Written by: Lana Clements
A new first-time buyer can expect their monthly mortgage bill to swallow two-fifths of their gross salary – the highest level since 2012 – as house prices continue to rise.

Debt repayments on homes average £1,057 for first-time owners, which is set to rise to £1,114 as lenders pass on the latest 0.5% rate increase from the Bank of England.

Rising house prices continue to drive up costs for borrowers, with a 0.7% increase in the average asking value this month, according to property website Rightmove.

Demand among these home hunters has fallen back by 8% on the same period last year – though it is still up by 27% compared to pre-pandemic.

The stamp duty cut announced by the Chancellor last week could help some buyers, as two thirds of homes are now exempt from stamp duty for first-time buyers in England.

Rightmove said the stamp duty changes could drive wider demand, which is already up 20% on the pre-pandemic five-year average, higher still.

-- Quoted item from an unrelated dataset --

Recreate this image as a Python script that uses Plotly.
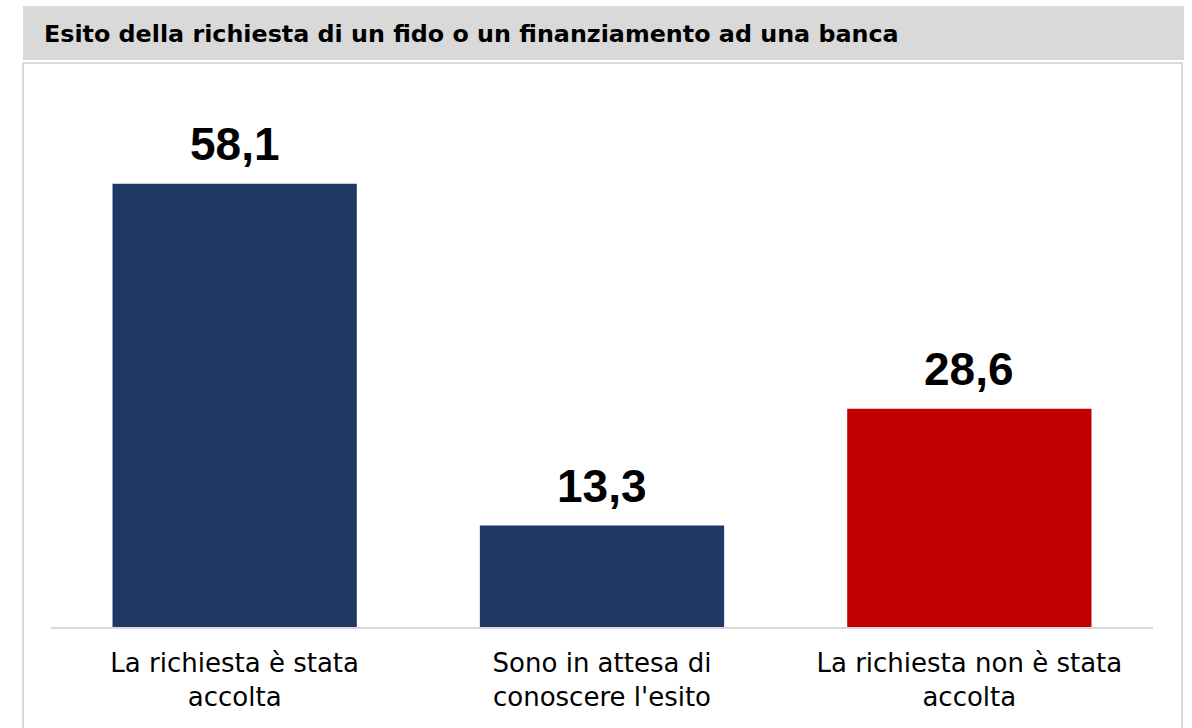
import plotly.graph_objects as go

# Outcome of a credit-line / loan request to a bank (percent of respondents)
categories = [
    "La richiesta è stata<br>accolta",
    "Sono in attesa di<br>conoscere l'esito",
    "La richiesta non è stata<br>accolta",
]
values = [58.1, 13.3, 28.6]
bar_colors = ["#203864", "#203864", "#C00000"]
title_text = "Esito della richiesta di un fido o un finanziamento ad una banca"

W, H = 1192, 728
ML, MR, MT, MB = 51, 39, 93, 101
PW, PH = W - ML - MR, H - MT - MB


def px_x(x):
    return (x - ML) / PW


def px_y(y):
    return (H - MB - y) / PH


fig = go.Figure(
    go.Bar(
        x=categories,
        y=values,
        marker=dict(color=bar_colors, line=dict(width=0)),
        hoverinfo="skip",
    )
)

# value labels above the bars, with a decimal comma
for c, v in zip(categories, values):
    fig.add_annotation(
        x=c, y=v, xref="x", yref="y",
        text=f"<b>{v:.1f}</b>".replace(".", ","),
        showarrow=False, yanchor="bottom", yshift=12,
        font=dict(family="Liberation Sans, Arial, sans-serif", size=46, color="#000000"),
    )

# header band and framed panel
fig.add_shape(
    type="rect", xref="paper", yref="paper",
    x0=px_x(23), x1=px_x(1184), y0=px_y(60), y1=px_y(6),
    fillcolor="#D9D9D9", line=dict(width=0), layer="below",
)
fig.add_shape(
    type="rect", xref="paper", yref="paper",
    x0=px_x(23), x1=px_x(1182), y0=px_y(740), y1=px_y(63),
    fillcolor="rgba(0,0,0,0)", line=dict(color="#D9D9D9", width=2), layer="below",
)
fig.add_annotation(
    xref="paper", yref="paper", x=px_x(42), y=px_y(34),
    xanchor="left", yanchor="middle", showarrow=False,
    text=f"<b>{title_text}</b>",
    font=dict(family="DejaVu Sans, sans-serif", size=23.8, color="#000000"),
)

fig.update_layout(
    width=W, height=H,
    margin=dict(l=ML, r=MR, t=MT, b=MB, pad=0),
    paper_bgcolor="#FFFFFF", plot_bgcolor="#FFFFFF",
    bargap=0.335,
    showlegend=False,
    font=dict(family="DejaVu Sans, sans-serif", color="#000000"),
    xaxis=dict(
        showline=True, linecolor="#D9D9D9", linewidth=2,
        showgrid=False, ticks="", zeroline=False,
        tickfont=dict(family="DejaVu Sans, sans-serif", size=26, color="#000000"),
        ticklabelstandoff=12,
        fixedrange=True,
    ),
    yaxis=dict(
        range=[0, 70], visible=False, showgrid=False, zeroline=False,
        fixedrange=True,
    ),
)

fig.write_html("out.html", config=dict(displayModeBar=False))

The middle and high-end parts of the market largely drove price increases this month.

Values in this sector of the ‘second stepper’ market reached a fresh record high of £340,513, according to Rightmove.

The number of homes coming to the market has increased back to 2019 levels, helping to give eager buyers more choice.

‘Demand continues to outweigh supply’

Tim Bannister, Rightmove’s director of property science, said: “Prices are likely to remain strong while demand continues to outweigh supply. However, it is as important as ever to price competitively, especially in the sectors where there is now more choice, as there is a fine line between a realistically priced home and a home that feels overpriced when many buyers are making every pound count.”

He added: “The housing market continues to be extremely resilient even in the face of the economic headwinds that are stretching household finances.

“The rising cost of living is increasingly playing a role in some buyers’ considerations, as they look at their budgets and what they can afford.

“Demand has been softening over the last few months, but Friday’s announcement is likely to stimulate some more demand.

“If it does lead to a big jump in prospective buyers competing for the constrained number of properties for sale, then it could lead to some unseasonal price rises over the next few months.”